Brittnay L. Proctor
Honey
Full Inner Gatefold of the Album Honey, Ohio Players (1975)
Excerpt from work in progress (book manuscript on funk music and theories of black gender)

Between gatefolds and in the proverbial “cut” of black popular music LP’s of the 1970s, it is impossible to account for the labor of black femmes. Created out of glamour photos shot by former Playboy photographers, like Richard Fegley, the LP’s of black funk musician’s of the 1970s were contingent upon the spectacularization of black femininity. The rationale for this genre (a “type,” “kind”) of album art was to represent alluring and sexy forms of black femininity, while also representing a form of black masculine alterity rooted in a transgression against white libidinal economies that pose black masculinity as both monstrous and lascivious. 

For example, using the visual economies of sperm (i.e. virility), the Ohio Players’ Honey (1975) features former Panamanian born Playboy playmate, Ester Cordet, covered in the sticky, mucilaginous consistency of warmed honey to mimic semen. The large exhibition of her body dramatizes black sexual praxis as the imago of black masculinity, while also erasing the labor conditions of the photo shoot for the album art: it is rumored that Cordet was burned by the honey at the photo shoot and developed erythema. (The horror surrounding) Her laboring body pairs with the title track of the album, “Honey.” “Honey” features the arresting crooning of Leroy “Sugarfoot” Bonner. Silky and viscous like the syrupy, ‘seed’-like honey that covers Cordet’s body, the love song is a tender and soft dedication to a lover, who is “sweet like honey.” The juxtaposition between Sugarfoot’s vocal performance on “Honey” and the album art totes the faux-line between masculinity and femininity, as also evidence by the band’s live performance of the song on Don Kirshner’s Rock Concert on October 22, 1976 (Episode #4.13).

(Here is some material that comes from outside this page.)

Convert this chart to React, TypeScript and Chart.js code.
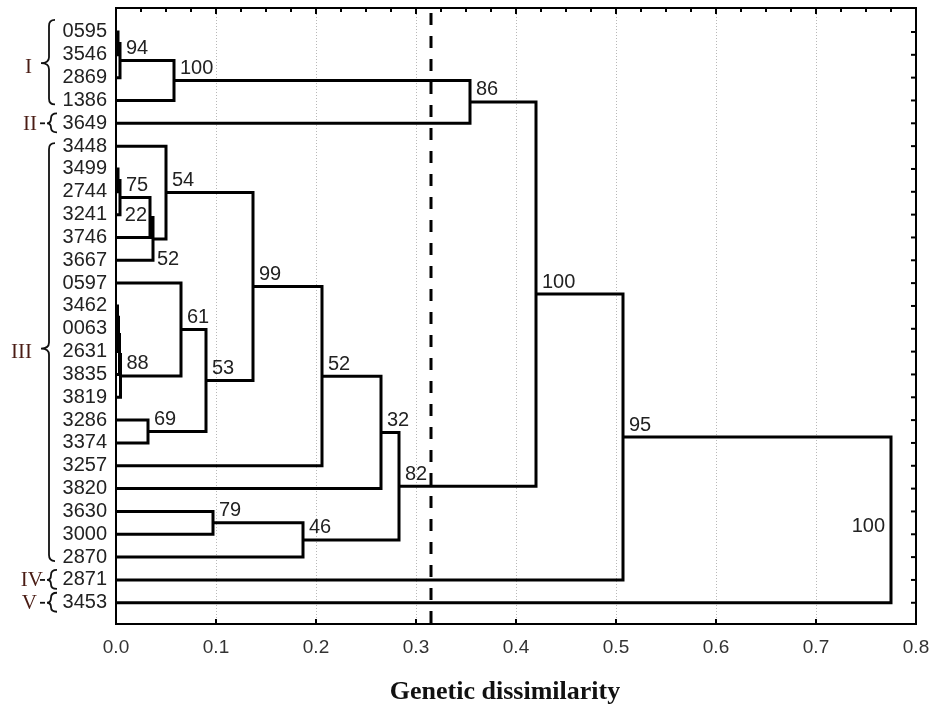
import React, { useEffect, useRef } from 'react';
import { Chart, registerables } from 'chart.js';

Chart.register(...registerables);

// ---- data ----
const rowLabels = [
  '0595', '3546', '2869', '1386', '3649', '3448', '3499', '2744', '3241', '3746',
  '3667', '0597', '3462', '0063', '2631', '3835', '3819', '3286', '3374', '3257',
  '3820', '3630', '3000', '2870', '2871', '3453',
];
// merges (leaf indices 0..25, merge k is referenced as 26 + k)
const mergeLeft = [0, 26, 27, 28, 6, 30, 31, 32, 5, 12, 35, 36, 37, 11, 17, 39, 34, 42, 43, 21, 45, 44, 29, 48, 49];
const mergeRight = [1, 2, 3, 4, 7, 8, 9, 10, 33, 13, 14, 15, 16, 38, 18, 40, 41, 19, 20, 22, 23, 46, 47, 24, 25];
const mergeHeight = [
  0.002, 0.004, 0.058, 0.354, 0.002, 0.004, 0.034, 0.037, 0.05, 0.0015, 0.0025, 0.0035, 0.0045,
  0.065, 0.032, 0.09, 0.137, 0.206, 0.265, 0.097, 0.187, 0.283, 0.42, 0.507, 0.775,
];
const mergeSupport = [
  '', '94', '100', '86', '', '75', '22', '52', '54', '', '', '', '88',
  '61', '69', '53', '99', '52', '32', '79', '46', '82', '100', '95', '100',
];
const cutoff = 0.315;
const xTicks = [0, 0.1, 0.2, 0.3, 0.4, 0.5, 0.6, 0.7, 0.8];
const groupNames = ['I', 'II', 'III', 'IV', 'V'];
const groupFirst = [0, 4, 5, 24, 25];
const groupLast = [3, 4, 23, 24, 25];
const xTitle = 'Genetic dissimilarity';

// ---- derived tree geometry (data units) ----
const nodeX: number[] = rowLabels.map(() => 0);
const nodeY: number[] = rowLabels.map((_, i) => i);
mergeLeft.forEach((a, k) => {
  const b = mergeRight[k];
  nodeX.push(mergeHeight[k]);
  nodeY.push((nodeY[a] + nodeY[b]) / 2);
});
const segPoints: { x: number; y: number | null }[] = [];
mergeLeft.forEach((a, k) => {
  const b = mergeRight[k];
  const h = mergeHeight[k];
  segPoints.push({ x: nodeX[a], y: nodeY[a] });
  segPoints.push({ x: h, y: nodeY[a] });
  segPoints.push({ x: h, y: nodeY[b] });
  segPoints.push({ x: nodeX[b], y: nodeY[b] });
  segPoints.push({ x: h, y: null });
});

const Y_MIN = -1.05;
const Y_MAX = 25.93;
const SANS = "'Liberation Sans', Arial, sans-serif";
const SERIF = "'Liberation Serif', 'Times New Roman', serif";

function brace(ctx: CanvasRenderingContext2D, xTip: number, xBody: number, xEnd: number, yTop: number, yMid: number, yBot: number) {
  const r1 = Math.min(6, (yMid - yTop) / 2);
  const r2 = Math.min(6, (yBot - yMid) / 2);
  ctx.beginPath();
  ctx.moveTo(xEnd, yTop);
  ctx.quadraticCurveTo(xBody, yTop, xBody, yTop + r1);
  ctx.lineTo(xBody, yMid - r1);
  ctx.quadraticCurveTo(xBody, yMid, xTip, yMid);
  ctx.quadraticCurveTo(xBody, yMid, xBody, yMid + r2);
  ctx.lineTo(xBody, yBot - r2);
  ctx.quadraticCurveTo(xBody, yBot, xEnd, yBot);
  ctx.stroke();
}

const overlay = {
  id: 'dendroOverlay',
  beforeDatasetsDraw(chart: any) {
    const { ctx, chartArea: a, scales } = chart;
    const x = scales.x;
    ctx.save();
    ctx.strokeStyle = '#b8b8b8';
    ctx.lineWidth = 1;
    ctx.setLineDash([1, 2]);
    xTicks.forEach((v) => {
      const px = Math.round(x.getPixelForValue(v)) + 0.5;
      ctx.beginPath();
      ctx.moveTo(px, a.top);
      ctx.lineTo(px, a.bottom);
      ctx.stroke();
    });
    ctx.restore();
  },
  afterDatasetsDraw(chart: any) {
    const { ctx, chartArea: a, scales } = chart;
    const x = scales.x;
    const y = scales.y;
    ctx.save();
    // frame
    ctx.strokeStyle = '#000';
    ctx.lineWidth = 2;
    ctx.strokeRect(a.left, a.top, a.right - a.left, a.bottom - a.top);
    // top ticks (major + minor), bottom major ticks
    for (let i = 0; i <= 32; i++) {
      const px = x.getPixelForValue(i * 0.025);
      const major = i % 4 === 0;
      ctx.beginPath();
      ctx.moveTo(px, a.top);
      ctx.lineTo(px, a.top + (major ? 6 : 4));
      ctx.stroke();
      if (major) {
        ctx.beginPath();
        ctx.moveTo(px, a.bottom);
        ctx.lineTo(px, a.bottom - 5);
        ctx.stroke();
      }
    }
    // right ticks at rows
    rowLabels.forEach((_, i) => {
      const py = y.getPixelForValue(i);
      ctx.beginPath();
      ctx.moveTo(a.right, py);
      ctx.lineTo(a.right - 5, py);
      ctx.stroke();
    });

    // support labels
    ctx.fillStyle = '#222';
    ctx.font = `20px ${SANS}`;
    ctx.textBaseline = 'middle';
    mergeSupport.forEach((s, k) => {
      if (!s) return;
      const px = x.getPixelForValue(mergeHeight[k]);
      const py = y.getPixelForValue(nodeY[26 + k]);
      if (k === 6) {
        ctx.textAlign = 'right';
        ctx.fillText(s, px - 3, py - 2);
      } else if (k === 7) {
        ctx.textAlign = 'left';
        ctx.fillText(s, px + 4, py + 21);
      } else if (k === 24) {
        ctx.textAlign = 'right';
        ctx.fillText(s, px - 6, py + 7);
      } else {
        ctx.textAlign = 'left';
        ctx.fillText(s, px + 6, py - 12);
      }
    });

    // braces and group numerals
    ctx.strokeStyle = '#111';
    ctx.lineWidth = 1.8;
    ctx.setLineDash([]);
    const rowPx = (r: number) => y.getPixelForValue(r);
    groupNames.forEach((g, i) => {
      const f = groupFirst[i];
      const l = groupLast[i];
      let yNum;
      let xNum;
      if (f === l) {
        const c = rowPx(f);
        const top = c - 10;
        const bot = c + 9;
        brace(ctx, 47, 51, 57, top, c, bot);
        ctx.beginPath();
        ctx.moveTo(40, c);
        ctx.lineTo(45, c);
        ctx.stroke();
        yNum = c;
        xNum = 37;
      } else {
        const top = rowPx(f) - (f === 0 ? 12 : 3);
        const bot = rowPx(l) + 4;
        const mid = (rowPx(f) + rowPx(l)) / 2 - 3;
        brace(ctx, 41, 49, 55, top, mid, bot);
        yNum = mid + 3;
        xNum = 32;
      }
      ctx.fillStyle = '#4a1c14';
      ctx.font = `21px ${SERIF}`;
      ctx.textAlign = 'right';
      ctx.textBaseline = 'middle';
      ctx.fillText(g, g === 'IV' ? 43 : xNum, yNum + 1);
    });

    // x title
    ctx.fillStyle = '#111';
    ctx.font = `bold 26px ${SERIF}`;
    ctx.textAlign = 'center';
    ctx.textBaseline = 'middle';
    ctx.fillText(xTitle, 505, 692);
    ctx.restore();
  },
};

export default function App() {
  const ref = useRef<HTMLCanvasElement | null>(null);
  useEffect(() => {
    if (!ref.current) return;
    Chart.defaults.font.family = SANS;
    const chart = new Chart(ref.current, {
      type: 'line',
      data: {
        datasets: [
          {
            data: segPoints as any,
            borderColor: '#000',
            borderWidth: 3,
            pointRadius: 0,
            tension: 0,
            spanGaps: false,
            borderJoinStyle: 'miter',
            borderCapStyle: 'square',
          },
          {
            data: [
              { x: cutoff, y: Y_MIN },
              { x: cutoff, y: Y_MAX },
            ],
            borderColor: '#000',
            borderWidth: 3,
            pointRadius: 0,
            borderDash: [12, 11],
            borderDashOffset: 18,
          },
        ],
      },
      options: {
        animation: false,
        responsive: false,
        maintainAspectRatio: false,
        parsing: true,
        layout: { padding: { top: 8, right: 15, left: 0, bottom: 0 } },
        plugins: { legend: { display: false }, tooltip: { enabled: false }, title: { display: false } },
        scales: {
          x: {
            type: 'linear',
            min: 0,
            max: 0.8,
            afterBuildTicks: (s: any) => {
              s.ticks = xTicks.map((v) => ({ value: v }));
            },
            afterFit: (s: any) => {
              s.height = 85;
              s.paddingLeft = 0;
              s.paddingRight = 0;
            },
            grid: { display: false, drawTicks: false },
            border: { display: false },
            ticks: {
              callback: (v: any) => Number(v).toFixed(1),
              font: { size: 19, family: SANS },
              color: '#333',
              padding: 12,
              maxRotation: 0,
              autoSkip: false,
            },
          },
          y: {
            type: 'linear',
            reverse: true,
            min: Y_MIN,
            max: Y_MAX,
            afterBuildTicks: (s: any) => {
              s.ticks = rowLabels.map((_, i) => ({ value: i }));
            },
            afterFit: (s: any) => {
              s.width = 116;
              s.paddingTop = 0;
              s.paddingBottom = 0;
            },
            grid: { display: false, drawTicks: false },
            border: { display: false },
            ticks: {
              callback: (v: any) => rowLabels[v] ?? '',
              font: { size: 20, family: SANS },
              color: '#222',
              padding: 9,
              autoSkip: false,
            },
          },
        },
      },
      plugins: [overlay],
    });
    return () => chart.destroy();
  }, []);
  return (
    <div style={{ position: 'fixed', left: 0, top: 0, width: 931, height: 709, background: '#fff' }}>
      <canvas ref={ref} width={931} height={709} />
    </div>
  );
}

The example of the Ohio Players’ Honey (1975) is representative of a black masculine alterity that characterized most funk music of the 1970s. These performances of black masculinity embraced sex and the “funk” that accompanies laboring and they were wholly disinterested in anti-black formulations of black manhood as assimilable and non-threatening. Although rooted in a black masculine alterity, works like Honey (1975) also helped to sustain the nomological gender categories of “man” and “woman.” Instead of fully enveloping these forms of gender performance in re-representing black womanhood, many of these albums used the mimicry of the white ‘male’ gaze’s representation of (white) women’s bodies in a publication like Playboy, to represent black femininity. More troubling, the LP, in this context, erases the labor that births black masculinity. Performers like Ester Cordet are depersonalized. Or, terms like “sexual revolution” and “patriarchy” attempt to explain the composition of these works, sublimating the labor of black women/black femmes into the universe of white womanhood. Pointedly, these works reveal the totalizing force of labor on the (un)gendering of black subjects. 

While the LP does not disrupt the episteme of captivity/mutilation versus liberated/bodily integrity that Hortense Spillers maps in her seminal essay “Mama’s Baby, Papa’s Maybe: An American Grammar Book,” the LP, with its play with the nude form and toggle between transgressing and reproducing white masculine and feminine ideals, is a site of black gender theory. Black gender theory, by way of the LP, theorizes black people’s relationship to categories of gender as fraught, always contingent, and indeterminate. And while the LP, is a site of visual and sonic enclosure for captive subject positions (i.e. the black femme), it was and still is (with the new popularity of “vinyl”) a productive space for black artists to create discourse about topics like black gender constitution. Despite the confinement of blackness and black gender thinking via the format, the dimensions of the LP granted the space to engage black visuality, particularly the visual economies of black embodiment, with black sound.